Redistricting Puts 1st Dist. in Flux; Rep. Andy Harris Takes it in Stride

August 11, 2011
By

(First of two articles)

Rep. Andy Harris doesn’t know where his political home will be after the upcoming redistricting this fall but for now, the First District Republican is spending his summer “vacation” working the small towns and waterways of the Eastern Shore.

“I enjoy representing the Shore,” he told Cecil Times on Wednesday in an exclusive interview over lunch in Galena. Harris had just finished a boat tour of the Bohemia River with a Cecil County waterman who harvests catfish.

“I personally hope that, for political reasons, they don’t divide the Eastern Shore,” he said. “They” are Democrats.

Harris is resigned to the fact that Democrats are firmly in control of the redistricting process. Democrats hold all but one seat on the governor’s redistricting panel; the state’s congressional delegation that is playing a major role in behind-the-scenes maneuvers is dominated by Democrats; and a Democratic governor will present his redistricting plan to a Democratic-controlled General Assembly during a special legislative session in October.

“It’s almost shameless partisan politics,” Harris said, and a process that makes voters “cynical about government.”

The current 1st District includes all of the Eastern Shore as well as parts of Harford, Baltimore, and Anne Arundel counties. It was reliably Republican, although with a moderate hue, for years until Harris beat incumbent Wayne Gilchrest in a GOP primary but lost by a handful of votes to moderate Democrat Frank Kratovil in 2008. Harris came back to soundly defeat Kratovil last November.

Now Democrats are looking to increase the state’s House delegation in Washington from 6 Democrats and 2 Republicans to at least a 7-1 split.
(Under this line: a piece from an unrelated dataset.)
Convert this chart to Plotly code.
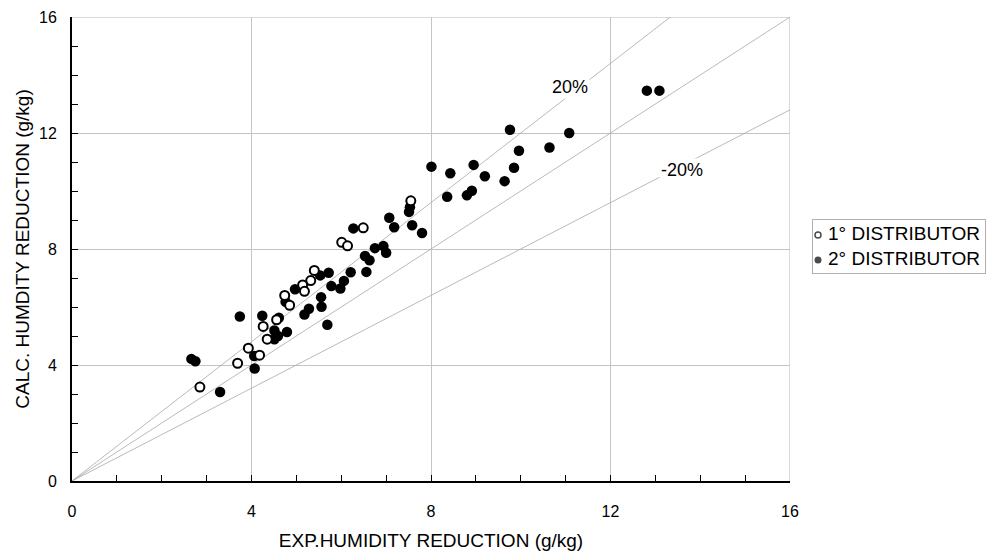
import plotly.graph_objects as go

# 1° distributor (open markers)
exp_1 = [6.49, 6.01, 6.14, 5.40, 5.32, 5.14, 5.18, 4.74, 4.85, 4.56, 4.26, 4.35,
         3.93, 4.18, 3.69, 2.85, 7.55]
calc_1 = [8.73, 8.23, 8.11, 7.26, 6.91, 6.76, 6.54, 6.40, 6.06, 5.56, 5.33, 4.89,
          4.58, 4.34, 4.06, 3.24, 9.66]

# 2° distributor (filled markers)
exp_2 = [6.27, 6.53, 6.63, 5.53, 5.72, 6.21, 6.56, 6.06, 5.78, 5.98, 4.97, 4.76,
         5.55, 5.56, 5.28, 5.18, 3.74, 4.24, 4.61, 5.69, 4.51, 4.79, 4.59, 4.51,
         4.06, 4.07, 2.66, 2.75, 3.30, 7.53, 7.51, 7.07, 7.18, 7.58, 7.80, 6.75,
         6.94, 7.00, 8.36, 8.80, 8.91, 8.01, 8.43, 8.95, 9.20, 9.85, 9.64, 9.76,
         9.96, 10.64, 11.08, 12.81, 13.09]
calc_2 = [8.71, 7.76, 7.61, 7.09, 7.18, 7.20, 7.21, 6.90, 6.72, 6.64, 6.61, 6.18,
          6.34, 6.01, 5.94, 5.74, 5.67, 5.70, 5.63, 5.39, 5.19, 5.14, 5.00, 4.89,
          4.31, 3.88, 4.21, 4.13, 3.07, 9.44, 9.28, 9.08, 8.75, 8.82, 8.55, 8.03,
          8.10, 7.87, 9.80, 9.85, 10.01, 10.84, 10.61, 10.90, 10.51, 10.80, 10.34,
          12.11, 11.39, 11.50, 12.00, 13.46, 13.46]

# reference lines: y = x and +/-20 %
factors = [1.2, 1.0, 0.8]
band_labels = ["20%", "-20%"]
band_label_pos = [(11.10, 13.58), (13.60, 10.74)]

axis_ticks = [0, 4, 8, 12, 16]
legend_names = ["1° DISTRIBUTOR", "2° DISTRIBUTOR"]

FONT = "Arial, Liberation Sans, sans-serif"

# page geometry (pixels)
W, H = 990, 554
ML, MR, MT, MB = 72, 0, 17, 73
PW = W - ML - MR
PH = H - MT - MB
main_right = 790
box_l, box_r, box_t, box_b = 813, 985, 220, 273

fig = go.Figure()

for f in factors:
    xs = [0, min(16, 16 / f)]
    fig.add_trace(go.Scatter(
        x=xs, y=[v * f for v in xs], mode="lines",
        line=dict(color="#a8a8a8", width=0.8),
        showlegend=False, hoverinfo="skip"))

fig.add_trace(go.Scatter(
    x=exp_2, y=calc_2, mode="markers", showlegend=False,
    marker=dict(symbol="circle", size=10.5, color="black", line=dict(width=0))))
fig.add_trace(go.Scatter(
    x=exp_1, y=calc_1, mode="markers", showlegend=False,
    marker=dict(symbol="circle", size=9, color="white",
                line=dict(width=2, color="black"))))

# key: one small marker plus its label per series, on its own framed axes
fig.add_trace(go.Scatter(
    x=[0, 0], y=legend_names, xaxis="x2", yaxis="y2", mode="markers",
    marker=dict(symbol="circle", size=[6, 7], color=["white", "black"],
                line=dict(width=[1.5, 0], color="black")),
    showlegend=False, hoverinfo="skip", cliponaxis=False))
fig.add_trace(go.Scatter(
    x=[10, 10], y=legend_names, xaxis="x2", yaxis="y2",
    mode="text", text=legend_names, textposition="middle right",
    textfont=dict(family=FONT, size=19, color="black"),
    showlegend=False, hoverinfo="skip", cliponaxis=False))

for text, (ax, ay) in zip(band_labels, band_label_pos):
    fig.add_annotation(x=ax, y=ay, text=text, showarrow=False,
                       font=dict(family=FONT, size=18, color="black"),
                       bgcolor="white", borderpad=1)

# light border at the far edges of the plotting area
fig.add_shape(type="line", x0=16, x1=16, y0=0, y1=16, xref="x", yref="y",
              line=dict(color="#b5b5b5", width=1), layer="below")
fig.add_shape(type="line", x0=0, x1=16, y0=16, y1=16, xref="x", yref="y",
              line=dict(color="#b5b5b5", width=1), layer="below")

axis_common = dict(
    range=[0, 16], tickvals=axis_ticks, ticktext=[str(t) for t in axis_ticks],
    showgrid=True, gridcolor="#c4c4c4", gridwidth=1,
    zeroline=False, showline=True, linecolor="black", linewidth=2,
    ticks="inside", ticklen=6, tickcolor="black", tickwidth=1,
    minor=dict(dtick=1, ticks="inside", ticklen=6, tickcolor="black",
               tickwidth=1, showgrid=False),
    tickfont=dict(family=FONT, size=16, color="black"),
    fixedrange=True, automargin=False,
)

fig.update_layout(
    xaxis=dict(**axis_common, domain=[0, (main_right - ML) / PW],
               ticklabelstandoff=15,
               title=dict(text="EXP.HUMIDITY REDUCTION (g/kg)",
                          font=dict(family=FONT, size=19, color="black"),
                          standoff=14)),
    yaxis=dict(**axis_common, ticklabelstandoff=10,
               title=dict(text="CALC. HUMDITY REDUCTION (g/kg)",
                          font=dict(family=FONT, size=19, color="black"),
                          standoff=4)),
    xaxis2=dict(domain=[(box_l - ML) / PW, (box_r - ML) / PW],
                anchor="y2", range=[-5, box_r - box_l - 5],
                showline=True, mirror=True, linecolor="#b0b0b0", linewidth=1,
                showgrid=False, zeroline=False, showticklabels=False,
                ticks="", fixedrange=True),
    yaxis2=dict(domain=[(H - MB - box_b) / PH, (H - MB - box_t) / PH],
                anchor="x2", type="category",
                range=[1 + (box_b - box_t - 40) / 25, -15 / 25],
                showline=True, mirror=True, linecolor="#b0b0b0", linewidth=1,
                showgrid=False, zeroline=False, showticklabels=False,
                ticks="", fixedrange=True),
    width=W, height=H,
    margin=dict(l=ML, r=MR, t=MT, b=MB, autoexpand=False),
    plot_bgcolor="white", paper_bgcolor="white",
    font=dict(family=FONT, color="black"),
    showlegend=False,
)

fig.write_html("out.html")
The question is whether Harris will be the redistricting target or his fellow Republican Roscoe Bartlett, in the Western Maryland-based 6th district. (Columnist Josh Kurtz, writing on the Center Maryland website last month, outlined the possible scenarios and quoted unnamed sources as saying the 6th district would be the likely target.) http://articles.centermaryland.org/?p=2898

Due to population growth primarily in Cecil County and the western shore portions of the district recorded in the 2010 census, the First must be redrawn to lose about 20,000 people to reach the ideal ‘one person, one vote’ size of 721,529 residents

“The Eastern Shore is 55 percent of the district,” Harris noted, so parts of the western shore would still have to be included in the 1st. But any carving up of the Shore, to dilute the Republican advantage, would be counterproductive to the interest of citizens, he said. “The Shore is the anchor” of the First district, Harris said.

Some scenarios would shift some lower Shore counties across the Bay to be included in a southern Maryland district while other plans would keep the Shore intact but add in Democratic areas in southern Anne Arundel county and possibly even Prince George’s county.
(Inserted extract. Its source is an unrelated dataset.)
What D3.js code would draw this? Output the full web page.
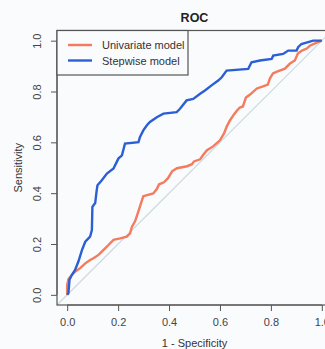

But if Bartlett is targeted by moving northern Montgomery county Democrats into his district, Harris could be home free with a possible shift of heavily Republican Carroll county to the First, while pushing some Democratic enclaves on the western shore out of the First, to create a safe GOP district.

Maryland Republicans came up with their own redistricting map recently—which threw Harris’ Cockeysville home in Baltimore county out of his own district. Harris was philosophical about it, saying the GOP map tried to make the point that the district maps “should respect jurisdictional lines wherever possible.” The map put him in Democratic Rep. Dutch Ruppersberger’s district—“Or they put Dutch into my district; it depends on how you look at it,” Harris said with a laugh. As the current lines are drawn, “I live 600 yards from the 6th district,” and he is close to the lines for the 2nd district as well.

“I think people look at these maps and wonder what is going on,” he said.

Harris also has a residence in Cambridge so if his Cockeysville home is pushed out of the 1st he could declare the Shore home as his official residence, although members of Congress are not required to live in their district as long as they are a resident of the state.

Harris said he had no intentions of making any exploratory forays outside the boundaries of his current district in anticipation of possible redistricting changes. “Right now my job is to take care of my First District,” he said.

But he has also been pumping up his re-election campaign fund, raising $488,551 this year, according to Federal Election Commission reports. After expenditures, he had $414,641 cash on hand.

Depending on how the redistricting scenario plays out, Harris may have an easier ride financially than in his last race, which was one of the most expensive in the nation, with Harris spending over $2.3 million and Kratovil spending $2.6 million. A more Republican district would ease the financial pressure. But a less-Republican district could intensify the campaign cash chase.